Suzie Basile prend la tête d’une nouvelle chaire de recherches
RECHERCHE. La professeure Suzie Basile de l’Université du Québec en Abitibi-Témiscamingue (UQAT) vient d’être nommée titulaire de la nouvelle Chaire de recherche du Canada sur les enjeux relatifs aux femmes autochtones.
Cette nouvelle Chaire de recherche bénéficie d’un financement de 500 000$ accordé par le Secrétariat canadien des Chaires de recherche. Elle a pour mandat de «documenter et cartographier les expériences des femmes autochtones de diverses parties du monde en matière de gouvernance, de relations au territoire, de connaissances et de savoirs portant sur l’environnement».
Susy Basile en prend la direction. Mme Basile, une Atikamekw originaire de Wemotaci, est aussi professeure à l’École d’études autochtones de l’UQAT et directrice du Laboratoire de recherche sur les enjeux relatifs aux femmes autochtones (des Premières Nations, Inuit et Métis) — Mikwatisiw.
Mme Basile est évidemment très fière d’assumer la direction de cette nouvelle Chaire de niveau 2, d’autant qu’elle est attribuée «à des chercheuses et des chercheurs émergents exceptionnels considérés par leurs pairs comme étant susceptibles de devenir des leaders dans leur domaine», écrit l’UQAT. La Chaire est unique en ce sens qu’elle est « dédiée à la parole des femmes. À s’assurer qu’on leur fasse une juste place, en sciences également, à ce que leur voix soit entendue », explique Mme Basile, qui souhaite par son travail, «redonner la parole aux femmes autochtones sur des enjeux qui leur sont fondamentaux, comme leur lien au territoire». Elle veut aussi «inciter plus de femmes autochtones à persévérer jusqu’aux études supérieures». La Fondation de l’UQAT qui réserve 100 000$ en bourses sur cinq ans à cette nouvelle Chaire.

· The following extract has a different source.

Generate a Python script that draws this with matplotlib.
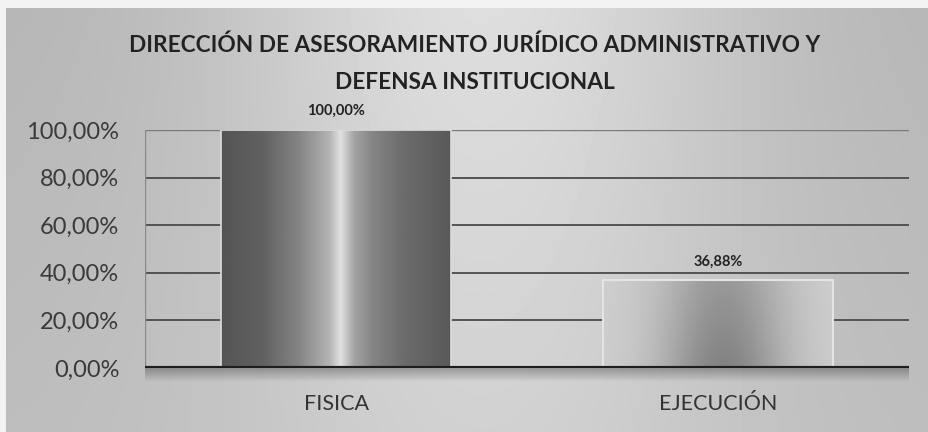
import numpy as np
import matplotlib
matplotlib.use('Agg')
import matplotlib.pyplot as plt
from matplotlib.patches import Rectangle

# datos del gráfico
categorias = ['FISICA', 'EJECUCIÓN']
valores = [1.0, 0.3688]
etiquetas = ['100,00%', '36,88%']
ticks_y = [0, 0.2, 0.4, 0.6, 0.8, 1.0]
ticks_y_txt = ['0,00%', '20,00%', '40,00%', '60,00%', '80,00%', '100,00%']
titulo = 'DIRECCIÓN DE ASESORAMIENTO JURÍDICO ADMINISTRATIVO Y\nDEFENSA INSTITUCIONAL'

plt.rcParams['font.family'] = ['Lato', 'DejaVu Sans']

W, H = 929, 432
fig = plt.figure(figsize=(W / 100, H / 100), dpi=100)

# fondo gris con degradado (como escaneado)
bg = fig.add_axes([0, 0, 1, 1], zorder=-10)
u = np.linspace(0, 1, W)[None, :]
v = np.linspace(0, 1, H)[:, None]
gris = 0.71 + 0.16 * np.exp(-((u - 0.52) / 0.28) ** 2) * (1 - 0.5 * v) + 0.03 * v
gris[:, :6] = 0.95
gris[:8, :] = 0.95
bg.imshow(gris, cmap='gray', vmin=0, vmax=1, aspect='auto', extent=[0, 1, 0, 1])
bg.set_xlim(0, 1)
bg.set_ylim(0, 1)
bg.axis('off')

ax = fig.add_axes([145 / W, 1 - 368 / H, (909 - 145) / W, (368 - 130) / H])
ax.patch.set_alpha(0)

# rejilla
for t in ticks_y[1:-1]:
    ax.axhline(t, color='#4a4a4a', lw=1.3, zorder=1)
ax.axhline(ticks_y[-1], color='#7a7a7a', lw=1, zorder=1)
ax.axvline(-0.5, color='#888888', lw=1, zorder=1)

ancho = 0.6
x = np.arange(len(categorias))

# barra 1: efecto cilindro
pts = [0, 0.18, 0.34, 0.47, 0.52, 0.58, 0.66, 0.8, 1.0]
lum = [0.33, 0.38, 0.52, 0.7, 0.88, 0.64, 0.52, 0.42, 0.35]
perfil = np.interp(np.linspace(0, 1, 300), pts, lum)[None, :]
r1 = Rectangle((x[0] - ancho / 2, 0), ancho, valores[0], facecolor='none',
               edgecolor='#dddddd', lw=1.2, zorder=3)
ax.add_patch(r1)
im1 = ax.imshow(np.repeat(perfil, 10, axis=0), cmap='gray', vmin=0, vmax=1, aspect='auto',
                extent=[x[0] - ancho / 2, x[0] + ancho / 2, 0, valores[0]], zorder=2)
im1.set_clip_path(r1)

# barra 2: centro oscuro, bordes claros
uu = np.linspace(-1, 1, 300)[None, :]
vv = np.linspace(0, 1, 100)[:, None]
som = np.exp(-((uu - 0.05) / 0.55) ** 2) * (0.7 + 0.3 * (1 - vv))
perfil2 = 0.81 - 0.30 * som
r2 = Rectangle((x[1] - ancho / 2, 0), ancho, valores[1], facecolor='none',
               edgecolor='#e4e4e4', lw=1.5, zorder=3)
ax.add_patch(r2)
im2 = ax.imshow(perfil2, cmap='gray', vmin=0, vmax=1, aspect='auto', origin='lower',
                extent=[x[1] - ancho / 2, x[1] + ancho / 2, 0, valores[1]], zorder=2)
im2.set_clip_path(r2)

# línea base con sombra
ax.axhline(0, color='#1e1e1e', lw=3, zorder=5)
sombra = np.zeros((30, 10, 4))
sombra[..., 3] = np.linspace(0.3, 0, 30)[:, None]
ax.imshow(sombra, aspect='auto', origin='upper',
          extent=[-0.5, 1.5, -0.06, 0], zorder=4, clip_on=False)
ax.set_ylim(0, 1)
ax.set_xlim(-0.5, 1.5)

# etiquetas de datos
for xi, val, txt in zip(x, valores, etiquetas):
    ax.text(xi, val + 0.05, txt, ha='center', va='bottom', fontsize=10.5,
            fontweight='bold', color='#222222')

ax.set_yticks(ticks_y)
ax.set_yticklabels(ticks_y_txt, fontsize=17, color='#3a3a3a')
ax.set_xticks(x)
ax.set_xticklabels(categorias, fontsize=15.5, color='#333333')
ax.tick_params(axis='y', length=0, pad=18.5)
ax.tick_params(axis='x', length=0, pad=19)
for s in ax.spines.values():
    s.set_visible(False)

fig.text(475 / W, 1 - 64 / H, titulo, ha='center', va='center', fontsize=16.3,
         fontweight='bold', color='#222222', linespacing=1.95)

fig.savefig('out.png', dpi=100)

Mme Basile ne mâche pas ses mots, le temps venu. Ses travaux «vont mettre l’accent sur les efforts de décolonisation nécessaires à une participation pleine et entière des femmes autochtones à la gouvernance territoriale et au renforcement de leurs capacités, par l’étude de leur relation à l’environnement et à l’épanouissement de leur société», dit-elle.
«On est apparemment dans une aire de réconciliation. Moi, je n’en vois pas la couleur. Un des éléments auquel il faut s’attaquer de front, c’est bel et bien la décolonisation. Je sais qu’au Québec ça froisse beaucoup d’oreilles. Il faut décoloniser pour reprendre sa place, s’assurer que les peuples autochtones soient enfin respectés, traités à leur juste valeur. Pas besoin d’aller très loin pour voir qu’il y a encore des problèmes », ajoute Mme Basile, citant le décès de Joyce Echaquan le mois passé dans un hôpital de Joliette.

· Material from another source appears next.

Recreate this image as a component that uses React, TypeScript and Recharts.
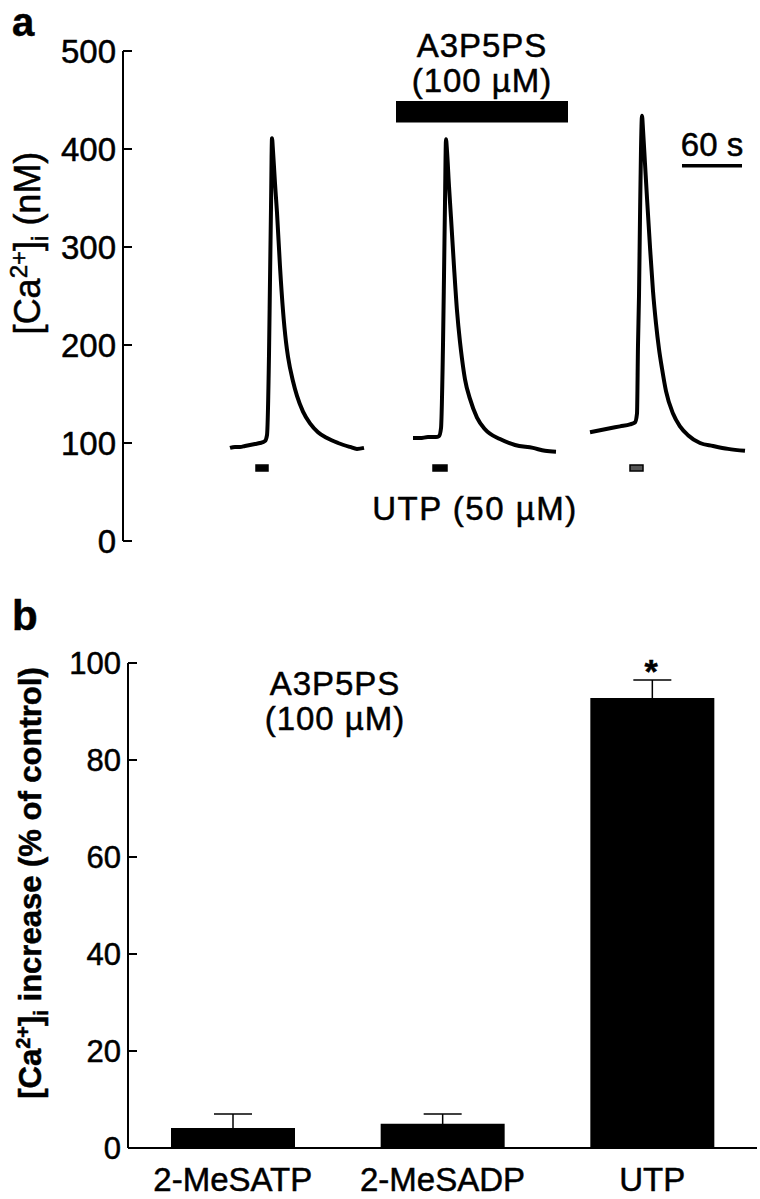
import React from 'react';
import {
  LineChart,
  Line,
  XAxis,
  YAxis,
  ReferenceArea,
  ReferenceLine,
  BarChart,
  Bar,
  ErrorBar,
} from 'recharts';

const FONT = '"Liberation Sans", Arial, Helvetica, sans-serif';

// ---------- Panel a: [Ca2+]i traces (time in s, concentration in nM) ----------
const trace1Time = [107, 112, 117, 122, 127, 132, 137, 142, 144, 146, 147, 148, 149, 150, 152, 154, 157, 160, 163, 165, 170, 174, 180, 187, 195, 204, 215, 227, 234, 241];
const trace1Conc = [95, 96, 96, 97, 98, 99, 100, 102, 108, 190, 266, 340, 411, 398, 365, 335, 280, 235, 203, 188, 163, 148, 132, 120, 111, 105, 100, 96, 94, 95];

const trace2Time = [290, 297, 305, 313, 316, 318, 320, 321, 322, 323, 324, 326, 328, 331, 334, 337, 339, 342, 347, 354, 362, 377, 392, 410, 422, 433];
const trace2Conc = [105, 105, 106, 106, 107, 115, 200, 270, 345, 410, 398, 362, 330, 280, 235, 203, 186, 165, 145, 126, 114, 104, 98, 95, 92, 91];

const trace3Time = [467, 477, 487, 497, 507, 512, 514, 515, 516, 517, 518, 519, 520, 522, 524, 527, 530, 533, 536, 539, 543, 550, 557, 565, 577, 590, 605, 622];
const trace3Conc = [111, 113, 115, 117, 119, 121, 130, 200, 250, 330, 400, 434, 420, 385, 350, 300, 255, 222, 196, 176, 153, 130, 117, 108, 100, 97, 94, 92];

const concTicks = [0, 100, 200, 300, 400, 500];
const timeDomain = [0, 634];

// A3P5PS application bar (time window, drawn level band in nM)
const drugWindow = [273, 445];
const drugBand = [427, 449];
// UTP application markers
const utpStart = [133, 310, 507];
const utpEnd = [145, 324, 520];
const utpBand = [71.5, 77.5];
// 60 s scale bar
const scaleBarTime = [559, 619];
const scaleBarLevel = 383;

// ---------- Panel b: bars ----------
const categories = ['2-MeSATP', '2-MeSADP', 'UTP'];
const meanIncrease = [4.1, 5.0, 92.8];
const semIncrease = [2.9, 2.0, 3.7];
const pctTicks = [0, 20, 40, 60, 80, 100];

const traceRows = [
  ...trace1Time.map((t, i) => ({ t, s1: trace1Conc[i] })),
  ...trace2Time.map((t, i) => ({ t, s2: trace2Conc[i] })),
  ...trace3Time.map((t, i) => ({ t, s3: trace3Conc[i] })),
];

const barRows = categories.map((name, i) => ({ name, mean: meanIncrease[i], sem: semIncrease[i] }));

const TXT = { fill: '#000', stroke: '#000', strokeWidth: 0.5, fontFamily: FONT };

const makeYTick = (fontSize: number) => (props: any) => {
  const { x, y, payload } = props;
  return (
    <g>
      <line x1={x} x2={x + 9} y1={y} y2={y} stroke="#000" strokeWidth={2} />
      <text x={x - 7} y={y} dy="0.36em" textAnchor="end" fontSize={fontSize} {...TXT}>
        {payload.value}
      </text>
    </g>
  );
};

const XCatTick = (props: any) => {
  const { x, y, payload } = props;
  return (
    <text x={x} y={y + 43} textAnchor="middle" fontSize={33} {...TXT}>
      {payload.value}
    </text>
  );
};

const axisStyle = { stroke: '#000', strokeWidth: 2 };

export default function App() {
  return (
    <div style={{ position: 'absolute', left: 0, top: 0, width: 760, height: 1199, background: '#fff', fontFamily: FONT }}>
      <div style={{ position: 'absolute', left: 0, top: 0 }}>
        <LineChart width={760} height={560} data={traceRows} margin={{ top: 51, right: 3, bottom: 19, left: 0 }}>
          <XAxis
            dataKey="t"
            type="number"
            domain={timeDomain}
            allowDataOverflow
            height={0}
            tick={false}
            tickLine={false}
            axisLine={axisStyle}
          />
          <YAxis
            type="number"
            domain={[0, 500]}
            ticks={concTicks}
            width={123}
            tickSize={0}
            tickMargin={0}
            tickLine={false}
            axisLine={axisStyle}
            tick={makeYTick(33)}
            interval={0}
          />
          <ReferenceArea x1={drugWindow[0]} x2={drugWindow[1]} y1={drugBand[0]} y2={drugBand[1]} fill="#000" fillOpacity={1} stroke="none" ifOverflow="visible" />
          {utpStart.map((s, i) => (
            <ReferenceArea
              key={i}
              x1={s}
              x2={utpEnd[i]}
              y1={utpBand[0]}
              y2={utpBand[1]}
              fill={i === 2 ? '#555' : '#000'}
              fillOpacity={1}
              stroke="#000"
              strokeWidth={1.5}
              ifOverflow="visible"
            />
          ))}
          <ReferenceLine
            segment={[{ x: scaleBarTime[0], y: scaleBarLevel }, { x: scaleBarTime[1], y: scaleBarLevel }]}
            stroke="#000"
            strokeWidth={3.5}
            ifOverflow="visible"
          />
          <Line type="monotone" dataKey="s1" stroke="#000" strokeWidth={4} dot={false} isAnimationActive={false} />
          <Line type="monotone" dataKey="s2" stroke="#000" strokeWidth={4} dot={false} isAnimationActive={false} />
          <Line type="monotone" dataKey="s3" stroke="#000" strokeWidth={4} dot={false} isAnimationActive={false} />
        </LineChart>
      </div>

      <div style={{ position: 'absolute', left: 0, top: 600 }}>
        <BarChart width={760} height={599} data={barRows} margin={{ top: 63, right: 3, bottom: 0, left: 0 }}>
          <XAxis
            dataKey="name"
            height={51}
            tickSize={0}
            tickMargin={0}
            tickLine={false}
            axisLine={axisStyle}
            tick={XCatTick}
            interval={0}
          />
          <YAxis
            type="number"
            domain={[0, 100]}
            ticks={pctTicks}
            width={128}
            tickSize={0}
            tickMargin={0}
            tickLine={false}
            axisLine={axisStyle}
            tick={makeYTick(31)}
            interval={0}
          />
          <Bar dataKey="mean" fill="#000" barSize={124} isAnimationActive={false}>
            <ErrorBar dataKey="sem" width={19} stroke="#000" strokeWidth={1.5} direction="y" />
          </Bar>
        </BarChart>
      </div>

      <svg width={760} height={1199} style={{ position: 'absolute', left: 0, top: 0, pointerEvents: 'none' }}>
        <text x={12} y={36} fontSize={40} fontWeight="bold" {...TXT}>a</text>
        <text x={482} y={57} fontSize={33} textAnchor="middle" letterSpacing={1} {...TXT}>A3P5PS</text>
        <text x={482} y={92} fontSize={33} textAnchor="middle" letterSpacing={1} {...TXT}>(100 µM)</text>
        <text x={712} y={156} fontSize={33} textAnchor="middle" {...TXT}>60 s</text>
        <text x={475} y={520} fontSize={33} textAnchor="middle" letterSpacing={1.5} {...TXT}>UTP (50 µM)</text>
        <text transform="translate(40,243) rotate(-90)" fontSize={36} textAnchor="middle" {...TXT}>
          [Ca<tspan dy={-13} fontSize={24}>2+</tspan><tspan dy={13}>]</tspan><tspan dy={8} fontSize={24}>i</tspan><tspan dy={-8}> (nM)</tspan>
        </text>

        <text x={12} y={630} fontSize={42} fontWeight="bold" {...TXT}>b</text>
        <text x={335} y={695} fontSize={33} textAnchor="middle" letterSpacing={1} {...TXT}>A3P5PS</text>
        <text x={335} y={730} fontSize={33} textAnchor="middle" letterSpacing={1} {...TXT}>(100 µM)</text>
        <text x={651} y={683} fontSize={34} fontWeight="bold" textAnchor="middle" {...TXT}>*</text>
        <text transform="translate(41,883) rotate(-90)" fontSize={31} fontWeight="bold" textAnchor="middle" {...TXT}>
          [Ca<tspan dy={-11} fontSize={20}>2+</tspan><tspan dy={11}>]</tspan><tspan dy={7} fontSize={20}>i</tspan><tspan dy={-7}> increase (% of control)</tspan>
        </text>
      </svg>
    </div>
  );
}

«Je crois que ça fait partie d’un processus nécessaire. Cela a forcément des retombées sur les segments de recherche auxquels je compte m’attaquer». La Chaire dont l’un des premiers mandats sera de «se pencher sur les possibles stérilisations forcées de femmes autochtones au Québec», ajoute Mme Basile. Un des sujets qui l’intéresse le plus, est celui de « la participation des femmes autochtones aux prises de décision et aux consultations sur les enjeux territoriaux. Ça semble plus difficile pour certaines. Et de leur expérience des changements climatiques. On sait qu’ils affectent les savoirs et les pratiques sur le territoire. Toute une série de bouleversements dont les femmes autochtones ont fait les frais sans qu’on leur demande leur avis».

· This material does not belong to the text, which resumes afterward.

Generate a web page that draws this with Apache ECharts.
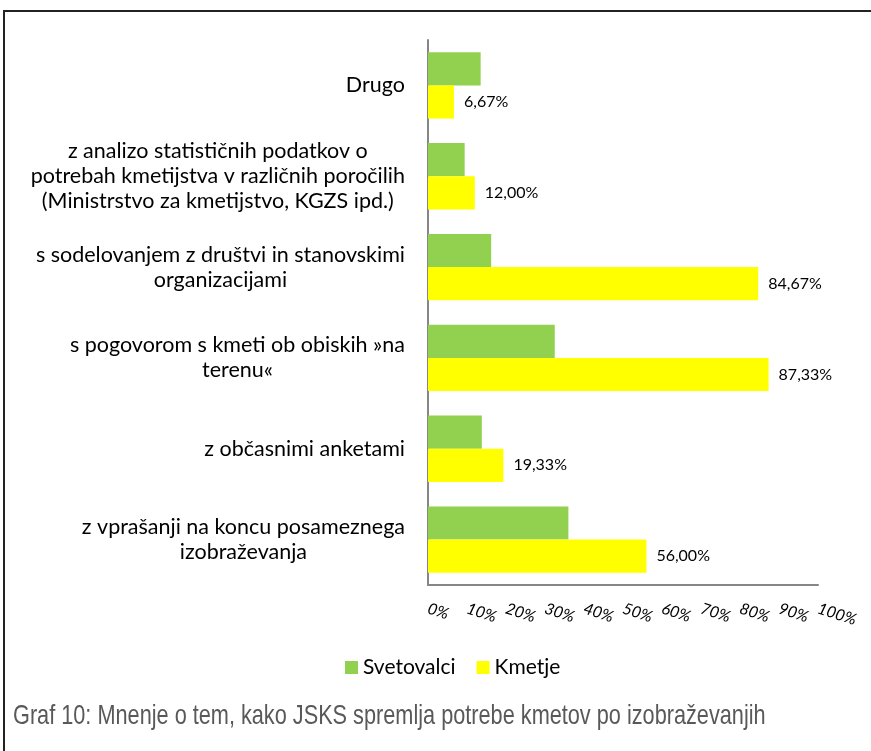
<!DOCTYPE html>
<html>
<head>
<meta charset="utf-8">
<script src="https://cdn.jsdelivr.net/npm/echarts@6/dist/echarts.min.js"></script>
<style>
  html, body { margin: 0; padding: 0; background: #fff; }
  #frame {
    position: absolute; left: 3px; top: 10px; width: 868px; height: 741px;
    border-left: 2px solid #222; border-top: 2px solid #222;
  }
  #chart { position: absolute; left: 0; top: 0; width: 871px; height: 751px; }
</style>
</head>
<body>
<div id="frame"></div>
<div id="chart"></div>
<script>
  // kategorije (od zgoraj navzdol)
  var categories = [
    'Drugo',
    'z analizo statističnih podatkov o\npotrebah kmetijstva v različnih poročilih\n(Ministrstvo za kmetijstvo, KGZS ipd.)',
    's sodelovanjem z društvi in stanovskimi\norganizacijami',
    's pogovorom s kmeti ob obiskih »na\nterenu«',
    'z občasnimi anketami',
    'z vprašanji na koncu posameznega\nizobraževanja'
  ];
  var svetovalci = [13.5, 9.4, 16.2, 32.5, 13.8, 36.0];
  var kmetje = [6.67, 12.00, 84.67, 87.33, 19.33, 56.00];
  var xTicks = [0, 10, 20, 30, 40, 50, 60, 70, 80, 90, 100];
  var caption = 'Graf 10: Mnenje o tem, kako JSKS spremlja potrebe kmetov po izobraževanjih';

  var font = 'Lato, "Open Sans", sans-serif';

  var chart = echarts.init(document.getElementById('chart'));
  chart.setOption({
    animation: false,
    color: ['#92D050', '#FFFF00'],
    // podnapis pod grafom (ozka pisava)
    graphic: [{
      type: 'text',
      x: 13,
      y: 716,
      scaleX: 0.775,
      style: {
        text: caption,
        fontFamily: '"Liberation Sans", Arial, sans-serif',
        fontSize: 28,
        fill: '#595959',
        verticalAlign: 'middle'
      }
    }],
    legend: {
      data: ['Svetovalci', 'Kmetje'],
      left: 340,
      top: 652,
      itemWidth: 13,
      itemHeight: 13,
      itemGap: 21,
      icon: 'rect',
      textStyle: { fontFamily: font, fontSize: 21, color: '#000' }
    },
    grid: { left: 428, right: 53, top: 40, bottom: 166, containLabel: false },
    xAxis: {
      type: 'value',
      min: 0,
      max: 100,
      interval: 10,
      axisLine: { show: true, lineStyle: { color: '#868686', width: 2 } },
      axisTick: { show: false },
      splitLine: { show: false },
      axisLabel: {
        rotate: -18,
        margin: 23,
        fontFamily: font,
        fontStyle: 'italic',
        fontSize: 16,
        color: '#000',
        formatter: function (v) { return xTicks.indexOf(v) >= 0 ? v + '%' : ''; }
      }
    },
    yAxis: {
      type: 'category',
      inverse: true,
      data: categories,
      axisLine: { show: true, lineStyle: { color: '#868686', width: 2 } },
      axisTick: { show: false },
      axisLabel: {
        margin: 23,
        color: '#000',
        formatter: function (v) {
          return v.split('\n').map(function (s) { return '{c|' + s + '}'; }).join('\n');
        },
        rich: {
          c: { align: 'center', fontFamily: font, fontSize: 21.5, lineHeight: 25, color: '#000' }
        }
      }
    },
    series: [
      {
        name: 'Svetovalci',
        type: 'bar',
        data: svetovalci,
        barGap: '0%',
        barCategoryGap: '27%'
      },
      {
        name: 'Kmetje',
        type: 'bar',
        data: kmetje,
        barGap: '0%',
        barCategoryGap: '27%',
        label: {
          show: true,
          position: 'right',
          distance: 10,
          fontFamily: font,
          fontSize: 16,
          color: '#000',
          formatter: function (p) { return p.value.toFixed(2).replace('.', ',') + '%'; }
        }
      }
    ]
  });
</script>
</body>
</html>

Mme Basile s’intéresse depuis de nombreuses années aux enjeux liés aux cultures autochtones. Elle est membre du Réseau dialogue, du Réseau en études féministes du Québec, du comité d’éthique de la recherche entre institutions et du Groupe de référence sur l’évaluation de la recherche faite en contexte autochtone, pour ne citer que ceux-là.
Anthropologue de formation et détentrice d’un doctorat en sciences de l’environnement, Mme Basile «est toujours connectée à sa Nation » et à tant d’autres, de par les recherches qu’elle mène. «Présentement j’ai un projet de recherche avec les femmes de la communauté autochtone d’Obedjiwan, je vais régulièrement à Manawan. Les communautés algonquines de la région sont tout près, ma fille est scolarisée à Pikogan. Je suis régulièrement en contact avec les femmes innues de Natashquan.»